La coerenza con la propria vocazione Proprio sulla difficoltà di essere fedeli a questo sì verte la terza domanda. «È bene riconoscere la propria debolezza – afferma il Pontefice – perché così sappiamo di avere bisogno della grazia del Signore». La conversione è «permanente, non siamo mai pienamente arrivati». E perciò «è importante il sacramento della riconciliazione, accettare la nostra fragilità, ma rimanere in cammino, non arrenderci e andare avanti». In sostanza «perseverare». A tal proposito il Papa cita una lettera del cardinale Carlo Maria Martini, al quale egli aveva inviato qualche giorno fa gli auguri per l’80° compleanno. «Ringrazio soprattutto il Signore – gli ha scritto il porporato – per il dono della perseveranza.
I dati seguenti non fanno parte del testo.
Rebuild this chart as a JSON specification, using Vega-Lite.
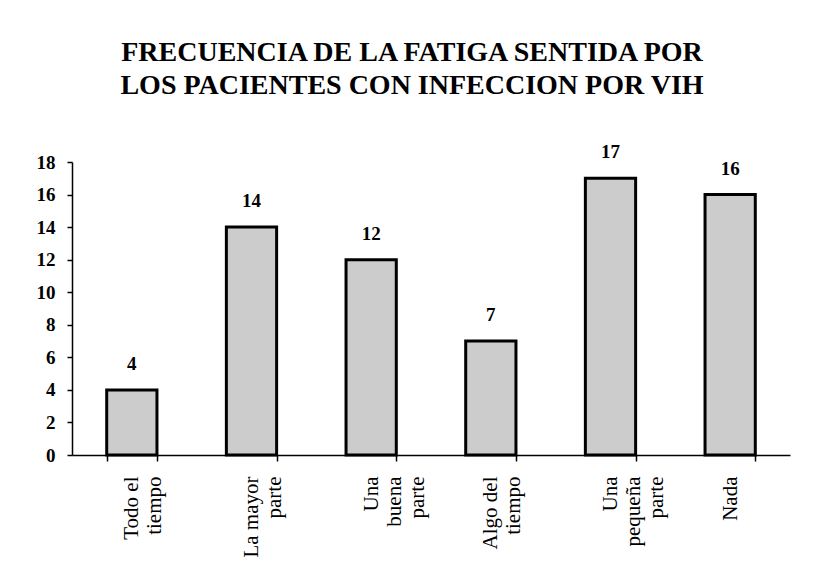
{
  "$schema": "https://vega.github.io/schema/vega-lite/v6.json",
  "autosize": "none",
  "width": 718,
  "height": 293,
  "padding": {"left": 72, "top": 162, "right": 23, "bottom": 129},
  "background": "white",
  "title": {
    "text": ["FRECUENCIA DE LA FATIGA  SENTIDA POR", "LOS PACIENTES CON INFECCION POR VIH"],
    "font": "Liberation Serif",
    "fontSize": 28,
    "fontWeight": "bold",
    "color": "black",
    "lineHeight": 33,
    "anchor": "middle",
    "dx": -19,
    "offset": 43
  },
  "data": {
    "values": [
      {"cat": "Todo el tiempo", "n": 4},
      {"cat": "La mayor parte", "n": 14},
      {"cat": "Una buena parte", "n": 12},
      {"cat": "Algo del tiempo", "n": 7},
      {"cat": "Una pequeña parte", "n": 17},
      {"cat": "Nada", "n": 16}
    ]
  },
  "encoding": {
    "x": {
      "field": "cat",
      "type": "nominal",
      "sort": null,
      "scale": {"paddingInner": 0.58, "paddingOuter": 0.29},
      "axis": {
        "title": null,
        "labelAngle": -90,
        "labelAlign": "right",
        "labelBaseline": "middle",
        "labelFont": "Liberation Serif",
        "labelFontSize": 21,
        "labelColor": "black",
        "labelLineHeight": 23,
        "labelPadding": 15,
        "labelExpr": "datum.value == 'Todo el tiempo' ? ['Todo el','tiempo'] : datum.value == 'La mayor parte' ? ['La mayor','parte'] : datum.value == 'Una buena parte' ? ['Una','buena','parte'] : datum.value == 'Algo del tiempo' ? ['Algo del','tiempo'] : datum.value == 'Una pequeña parte' ? ['Una','pequeña','parte'] : datum.value",
        "tickBand": "extent",
        "tickSize": 6,
        "tickColor": "black",
        "tickWidth": 1.5,
        "domainColor": "black",
        "domainWidth": 1.5
      }
    },
    "y": {
      "field": "n",
      "type": "quantitative",
      "scale": {"domain": [0, 18], "nice": false},
      "axis": {
        "title": null,
        "values": [0, 2, 4, 6, 8, 10, 12, 14, 16, 18],
        "grid": false,
        "labelFont": "Liberation Serif",
        "labelFontSize": 19,
        "labelFontWeight": "bold",
        "labelColor": "black",
        "labelPadding": 12,
        "tickSize": 5,
        "tickColor": "black",
        "tickWidth": 1.5,
        "domainColor": "black",
        "domainWidth": 1.5
      }
    }
  },
  "layer": [
    {
      "mark": {"type": "bar", "fill": "#cccccc", "stroke": "black", "strokeWidth": 3}
    },
    {
      "mark": {"type": "text", "dy": -16, "baseline": "bottom", "font": "Liberation Serif", "fontSize": 19, "fontWeight": "bold", "color": "black"},
      "encoding": {"text": {"field": "n", "type": "quantitative"}}
    }
  ],
  "config": {"view": {"stroke": null}}
}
Oggi che anche il bene si fa a tempo, abbiamo bisogno della grazia della perseveranza e prego ogni giorno perché il Signore mi dia questa grazia anche nell’ultima tappa del mio cammino sulla terra».

La tentazione del carrierismo È il tema della quarta domanda. E il Papa r isponde: «Il Signore sapeva fin dall’inizio che nella Chiesa c’è anche il peccato. È importante riconoscerlo, vedere il peccato non solo nelle strutture, negli alti incarichi gerarchici, ma anche in noi stessi. E imparare che davanti al Signore non conta la posizione, quanto stare nel suo amore e far brillare il suo amore. Questo è il vero tesoro della nostra vita. Poi lasciamoci guidare dalla Provvidenza e da ciò che vorrà fare di noi».

La sofferenza «Dobbiamo fare il possibile per vincere le sofferenze dell’umanità». Ma, aggiunge Benedetto XVI, «occorre anche capire il mistero della croce: cioè che «la sofferenza è parte essenziale per la nostra maturazione umana». Solo così, prosegue, quando ci avviciniamo a chi soffre, «le nostre parole non rischieranno di apparire retoriche e patetiche», ma trasmetteranno «la fiducia che l’amore di Dio esiste anche nella valle più oscura».

Consigli ai nuovi sacerdoti «Non manchi mai la preghiera e l’Eucaristia. Ogni giorno prendete il tempo necessario per la Liturgia delle ore. E la Messa non sia mai un dovere professionale, ma un compito sentito interiormente». Infine la raccomandazione di combinare la preparazione dell’omelia domenicale con la meditazione personale, cominciando già dal lunedì; di non isolarsi dagli altri sacerdoti e di essere sempre disponibili per il popolo di Dio.